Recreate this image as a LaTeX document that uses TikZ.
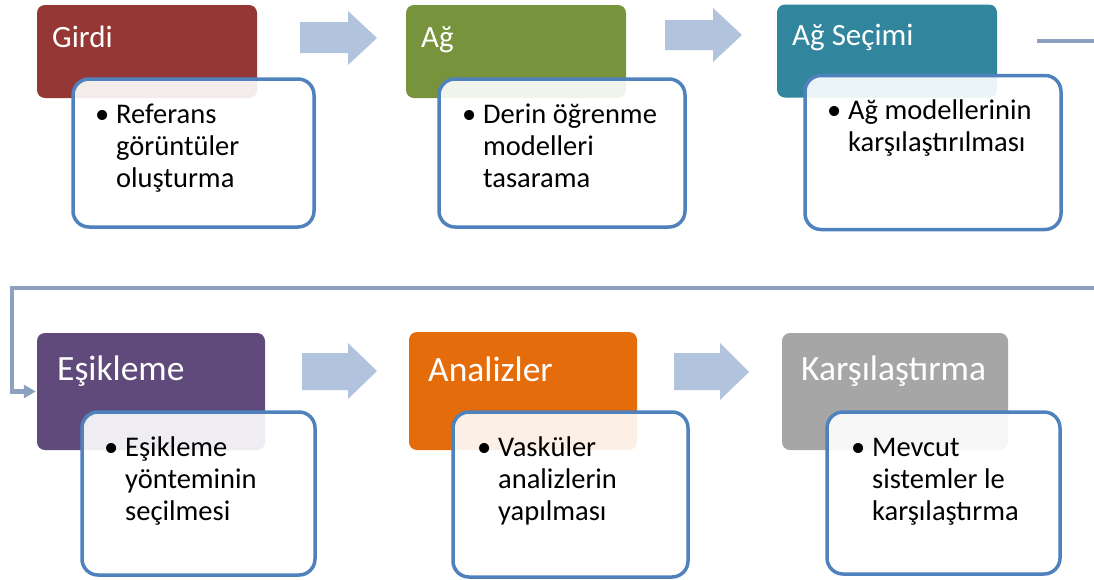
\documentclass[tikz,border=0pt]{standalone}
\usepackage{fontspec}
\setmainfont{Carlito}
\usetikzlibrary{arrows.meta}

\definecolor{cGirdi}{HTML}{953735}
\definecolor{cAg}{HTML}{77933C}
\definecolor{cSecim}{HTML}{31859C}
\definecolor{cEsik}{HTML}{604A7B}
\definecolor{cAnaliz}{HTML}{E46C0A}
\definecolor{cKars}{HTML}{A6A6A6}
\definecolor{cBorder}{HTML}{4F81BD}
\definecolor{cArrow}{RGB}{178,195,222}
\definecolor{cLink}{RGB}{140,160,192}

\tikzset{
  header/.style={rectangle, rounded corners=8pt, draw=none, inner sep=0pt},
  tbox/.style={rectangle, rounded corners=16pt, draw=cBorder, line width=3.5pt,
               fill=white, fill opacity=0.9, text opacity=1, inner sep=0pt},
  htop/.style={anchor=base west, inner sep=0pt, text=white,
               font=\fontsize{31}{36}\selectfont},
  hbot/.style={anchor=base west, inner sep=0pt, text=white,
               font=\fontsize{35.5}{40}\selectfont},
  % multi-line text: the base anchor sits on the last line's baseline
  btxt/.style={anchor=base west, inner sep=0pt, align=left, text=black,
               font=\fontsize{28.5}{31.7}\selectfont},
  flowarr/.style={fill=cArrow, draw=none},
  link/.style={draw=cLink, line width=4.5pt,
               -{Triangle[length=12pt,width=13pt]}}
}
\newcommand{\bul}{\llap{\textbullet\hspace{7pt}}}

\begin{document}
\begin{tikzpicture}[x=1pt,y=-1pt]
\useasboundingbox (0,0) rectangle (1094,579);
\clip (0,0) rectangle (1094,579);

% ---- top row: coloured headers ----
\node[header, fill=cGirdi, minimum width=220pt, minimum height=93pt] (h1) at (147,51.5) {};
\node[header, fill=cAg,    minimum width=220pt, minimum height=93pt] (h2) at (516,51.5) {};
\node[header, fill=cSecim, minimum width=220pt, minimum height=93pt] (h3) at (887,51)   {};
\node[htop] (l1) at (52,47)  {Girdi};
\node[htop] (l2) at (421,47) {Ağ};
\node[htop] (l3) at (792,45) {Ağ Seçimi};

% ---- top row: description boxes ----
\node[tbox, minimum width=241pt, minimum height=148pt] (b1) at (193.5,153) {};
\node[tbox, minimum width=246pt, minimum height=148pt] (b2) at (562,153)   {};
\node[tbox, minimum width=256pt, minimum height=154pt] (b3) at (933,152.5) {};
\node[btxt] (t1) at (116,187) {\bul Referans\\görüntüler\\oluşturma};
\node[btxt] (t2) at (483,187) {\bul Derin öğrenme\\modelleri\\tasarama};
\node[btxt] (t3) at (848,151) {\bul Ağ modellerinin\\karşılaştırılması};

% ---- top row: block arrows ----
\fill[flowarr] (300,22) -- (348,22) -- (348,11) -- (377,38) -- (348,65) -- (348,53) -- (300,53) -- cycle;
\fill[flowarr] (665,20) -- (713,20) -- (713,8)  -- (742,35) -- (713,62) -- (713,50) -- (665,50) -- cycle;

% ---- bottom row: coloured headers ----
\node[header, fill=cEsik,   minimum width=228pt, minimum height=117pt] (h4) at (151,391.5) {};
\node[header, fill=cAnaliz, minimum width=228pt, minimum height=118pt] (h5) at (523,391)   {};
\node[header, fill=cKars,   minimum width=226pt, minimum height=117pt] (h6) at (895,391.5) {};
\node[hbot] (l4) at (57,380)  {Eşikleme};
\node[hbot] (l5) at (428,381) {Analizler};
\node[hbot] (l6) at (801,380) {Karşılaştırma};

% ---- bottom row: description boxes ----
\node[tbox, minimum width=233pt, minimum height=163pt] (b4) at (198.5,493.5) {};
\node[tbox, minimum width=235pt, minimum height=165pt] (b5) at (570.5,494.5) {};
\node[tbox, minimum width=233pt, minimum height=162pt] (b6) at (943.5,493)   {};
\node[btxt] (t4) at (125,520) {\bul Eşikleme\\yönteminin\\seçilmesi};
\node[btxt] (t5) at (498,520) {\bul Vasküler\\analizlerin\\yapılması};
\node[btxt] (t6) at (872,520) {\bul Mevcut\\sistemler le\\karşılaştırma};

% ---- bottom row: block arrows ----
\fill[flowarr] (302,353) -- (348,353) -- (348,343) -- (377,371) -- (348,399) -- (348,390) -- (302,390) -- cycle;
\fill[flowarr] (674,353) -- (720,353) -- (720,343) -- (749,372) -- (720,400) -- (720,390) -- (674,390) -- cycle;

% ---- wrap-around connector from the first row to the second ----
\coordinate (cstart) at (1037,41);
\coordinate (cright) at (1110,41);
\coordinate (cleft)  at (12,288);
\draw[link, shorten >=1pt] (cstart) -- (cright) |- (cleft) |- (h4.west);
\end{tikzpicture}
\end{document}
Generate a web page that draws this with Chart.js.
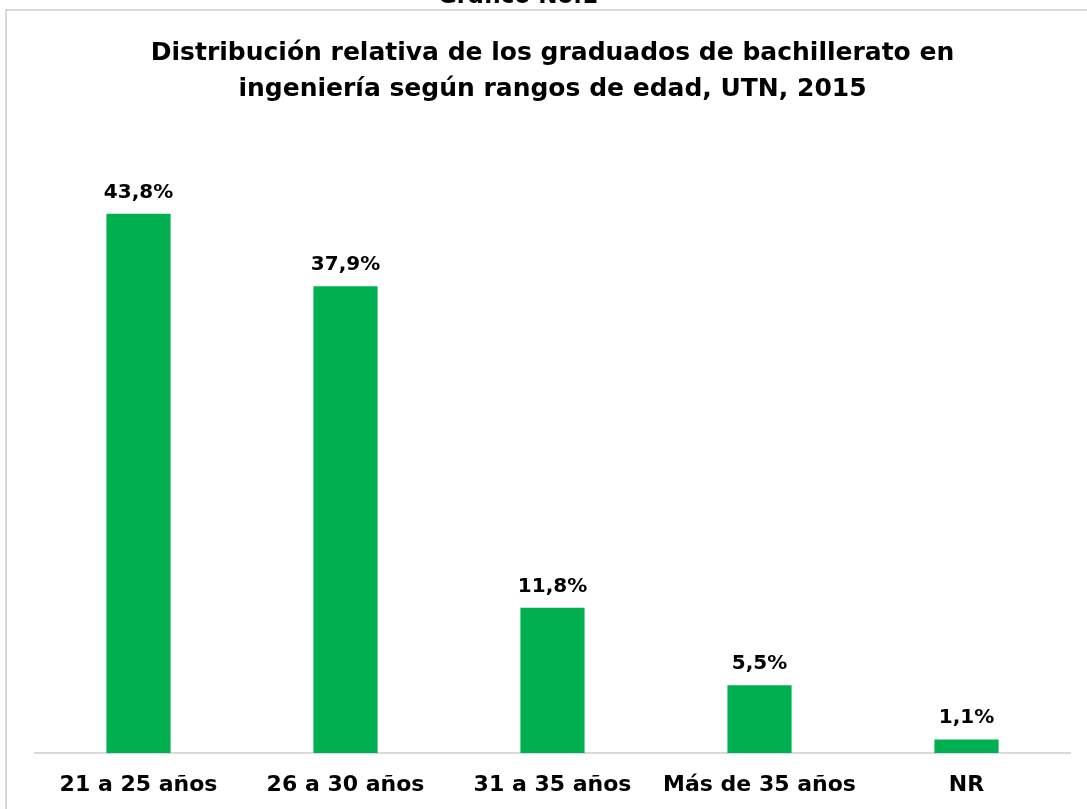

__What this task involves__
Each line in the records above should be reproduced exactly; images are not copied.

__Full answer__
Recreate this image as a LaTeX document that uses TikZ.
\documentclass[tikz,border=0pt]{standalone}
\usepackage{fontspec}
\setmainfont{Carlito}
\usetikzlibrary{arrows.meta}

\definecolor{cGirdi}{HTML}{953735}
\definecolor{cAg}{HTML}{77933C}
\definecolor{cSecim}{HTML}{31859C}
\definecolor{cEsik}{HTML}{604A7B}
\definecolor{cAnaliz}{HTML}{E46C0A}
\definecolor{cKars}{HTML}{A6A6A6}
\definecolor{cBorder}{HTML}{4F81BD}
\definecolor{cArrow}{RGB}{178,195,222}
\definecolor{cLink}{RGB}{140,160,192}

\tikzset{
  header/.style={rectangle, rounded corners=8pt, draw=none, inner sep=0pt},
  tbox/.style={rectangle, rounded corners=16pt, draw=cBorder, line width=3.5pt,
               fill=white, fill opacity=0.9, text opacity=1, inner sep=0pt},
  htop/.style={anchor=base west, inner sep=0pt, text=white,
               font=\fontsize{31}{36}\selectfont},
  hbot/.style={anchor=base west, inner sep=0pt, text=white,
               font=\fontsize{35.5}{40}\selectfont},
  % multi-line text: the base anchor sits on the last line's baseline
  btxt/.style={anchor=base west, inner sep=0pt, align=left, text=black,
               font=\fontsize{28.5}{31.7}\selectfont},
  flowarr/.style={fill=cArrow, draw=none},
  link/.style={draw=cLink, line width=4.5pt,
               -{Triangle[length=12pt,width=13pt]}}
}
\newcommand{\bul}{\llap{\textbullet\hspace{7pt}}}

\begin{document}
\begin{tikzpicture}[x=1pt,y=-1pt]
\useasboundingbox (0,0) rectangle (1094,579);
\clip (0,0) rectangle (1094,579);

% ---- top row: coloured headers ----
\node[header, fill=cGirdi, minimum width=220pt, minimum height=93pt] (h1) at (147,51.5) {};
\node[header, fill=cAg,    minimum width=220pt, minimum height=93pt] (h2) at (516,51.5) {};
\node[header, fill=cSecim, minimum width=220pt, minimum height=93pt] (h3) at (887,51)   {};
\node[htop] (l1) at (52,47)  {Girdi};
\node[htop] (l2) at (421,47) {Ağ};
\node[htop] (l3) at (792,45) {Ağ Seçimi};

% ---- top row: description boxes ----
\node[tbox, minimum width=241pt, minimum height=148pt] (b1) at (193.5,153) {};
\node[tbox, minimum width=246pt, minimum height=148pt] (b2) at (562,153)   {};
\node[tbox, minimum width=256pt, minimum height=154pt] (b3) at (933,152.5) {};
\node[btxt] (t1) at (116,187) {\bul Referans\\görüntüler\\oluşturma};
\node[btxt] (t2) at (483,187) {\bul Derin öğrenme\\modelleri\\tasarama};
\node[btxt] (t3) at (848,151) {\bul Ağ modellerinin\\karşılaştırılması};

% ---- top row: block arrows ----
\fill[flowarr] (300,22) -- (348,22) -- (348,11) -- (377,38) -- (348,65) -- (348,53) -- (300,53) -- cycle;
\fill[flowarr] (665,20) -- (713,20) -- (713,8)  -- (742,35) -- (713,62) -- (713,50) -- (665,50) -- cycle;

% ---- bottom row: coloured headers ----
\node[header, fill=cEsik,   minimum width=228pt, minimum height=117pt] (h4) at (151,391.5) {};
\node[header, fill=cAnaliz, minimum width=228pt, minimum height=118pt] (h5) at (523,391)   {};
\node[header, fill=cKars,   minimum width=226pt, minimum height=117pt] (h6) at (895,391.5) {};
\node[hbot] (l4) at (57,380)  {Eşikleme};
\node[hbot] (l5) at (428,381) {Analizler};
\node[hbot] (l6) at (801,380) {Karşılaştırma};

% ---- bottom row: description boxes ----
\node[tbox, minimum width=233pt, minimum height=163pt] (b4) at (198.5,493.5) {};
\node[tbox, minimum width=235pt, minimum height=165pt] (b5) at (570.5,494.5) {};
\node[tbox, minimum width=233pt, minimum height=162pt] (b6) at (943.5,493)   {};
\node[btxt] (t4) at (125,520) {\bul Eşikleme\\yönteminin\\seçilmesi};
\node[btxt] (t5) at (498,520) {\bul Vasküler\\analizlerin\\yapılması};
\node[btxt] (t6) at (872,520) {\bul Mevcut\\sistemler le\\karşılaştırma};

% ---- bottom row: block arrows ----
\fill[flowarr] (302,353) -- (348,353) -- (348,343) -- (377,371) -- (348,399) -- (348,390) -- (302,390) -- cycle;
\fill[flowarr] (674,353) -- (720,353) -- (720,343) -- (749,372) -- (720,400) -- (720,390) -- (674,390) -- cycle;

% ---- wrap-around connector from the first row to the second ----
\coordinate (cstart) at (1037,41);
\coordinate (cright) at (1110,41);
\coordinate (cleft)  at (12,288);
\draw[link, shorten >=1pt] (cstart) -- (cright) |- (cleft) |- (h4.west);
\end{tikzpicture}
\end{document}
Generate a web page that draws this with Chart.js.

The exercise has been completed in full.